Don’t for a minute think that the poem just ran from the poet's fingers to the poet’s page like water from the tap. No!

Like the Actor’s demanding technical work of mastering a challenging impediment, Collins' poem is meticulously, even perhaps punishingly crafted. A great creative work deceives with its simplicity, its economy, its seemingly effortless act of being. 

Like the Actor’s art, the art of the poet is subject to the grace of the creative gods, to the magic of inspiration. But don't be fooled! The gods rightly demand their due: the actor’s thoughtful preparation, willing perspiration, and loving dedication.

The price of Inspiration, to the layman, the non-artist, the anti-artist, seems high, maybe absurd.  But to the artist, the actor, it’s gladly, joyfully paid.  Why?

Because to her, to him, the poem, the performance, the artwork, is result, product, consequential effect of a noble impulse, a first cause if you will: the creative idea and act of the artist. Such act is a giving birth to. 

Akin to birth, the process of creation is in some balance both joy and suffering. It is, must be, a passion, in the New Testament sense. The passion of the actor! What’s a little suffering when we’re having such a good time? Suffering, schmuffering. No matter. 

The artist is foremost a worker.  She embraces her task and all facets of her Passion. He labors at his work because effort is the essential, inescapable, and funnily-enough most satisfying element  of the job. 
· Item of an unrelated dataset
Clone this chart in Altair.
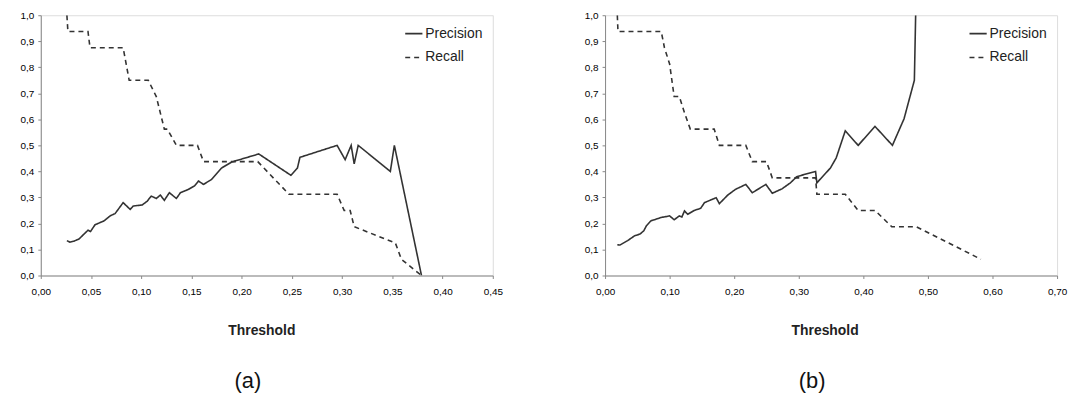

What’s more, it is inherent to the whole: conception, gestation, labor, birth.  As the mother loves her baby, even from (mental) conception, so too does the actor love the performance. And, like the burgeoning mother-to-be, grows to love it ever more, ffrom the original impulse, the moment of design, through the more or less hard work of development and labor and – with the grace of the gods, the angels – the joy of birth.

Now, dear colleagues, go make lots of babies.